How Oriental Rugs Are Made: Natural Dyes
How Was Your Rug Dyed?
Valued for the subtle variations in saturation and color they produce, natural dyes have been used in rug-making for thousands of years. With age, they develop an organic patina much sought-after by collectors.
Natural dyes are also referred to as "vegetal" or "vegetable" dyes: the vast majority, after all, are derived from plants. There are, however, a few of the so-called "vegetable" dyes that are not made from plants at all, but derive instead from dried carapaces and resin of insects.
Collectors have described naturally-dyed rugs as having "textured" or "hand-made” appearances. What they refer to, no doubt, is the unique variation in saturation and hue found in every naturally-dyed carpet. Though this character (which all naturally-dyed rugs possess) grows even more pronounced with age, the variegations of which it is composed are introduced very early in the rug-making process—that is, in both the creation and the application of its natural dyes.

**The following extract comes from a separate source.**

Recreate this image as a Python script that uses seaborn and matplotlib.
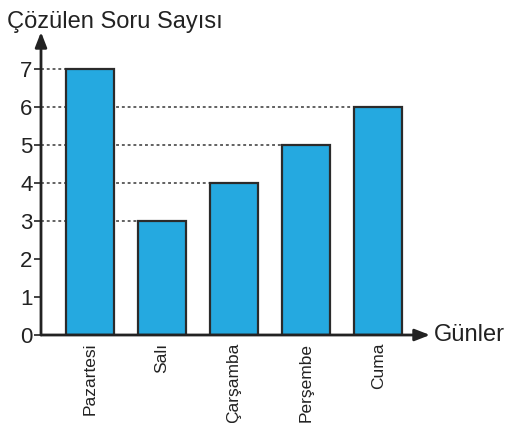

First, many natural dyes are mixed in small batches. Because of naturally-occurring differences in the quality and quantities of sources, every batch results in slightly different color.
Second, as they are organically-derived materials, natural dyes possess individual characteristics that are dependent upon natural conditions. Changes in soil conditions, rain fall, temperatures, even variations in how the source plants are harvested can all result in different hues and saturations in the dyes.
Third, there is variation in application to the yarn. While wool absorbs all dyes unevenly, the resulting color differences are especially pronounced when using natural dyes. The often beautiful effect of this uneven absorption—a subtle horizontal gradation in color seen in many antique rugs—is called "abrash."
Common Natural Dyes
For Reds: Madder plant root
For Blues: Indigo plant leaves
For Yellows: Weld plant; Larkspur plant leaves, flowers, and stems
For Greens: a combination (double-dye) of Larkspur and Indigo
Rare Bright Reds and Burgundy: Dried insect carapace
Natural or Synthetic?
It is often not so simple to categorize a rug as either naturally or synthetically dyed. Both are beautiful, and historically have been used together. Before the 1870's, natural dyes were the only source used to dye wool. Then, beginning somewhere between 1875 and 1890, synthetic dyes were introduced to major weaving areas, where they were sometimes used in combination with the naturals. Thus a challenge comes in making a clear distinction between the two. By the 1900's, synthetic dyes were found among rural weavers for whom the natural/synthetic distinction was not even a consideration: if they were able to obtain both naturals and synthetics they would simply use both side by side.
It's important, whether your rug is naturally or synthetically dyed, to regularly clean your rug in order to maintain its color. Dirt, dust, and pollen can all discolor your rug permanently if proper care isn't taken.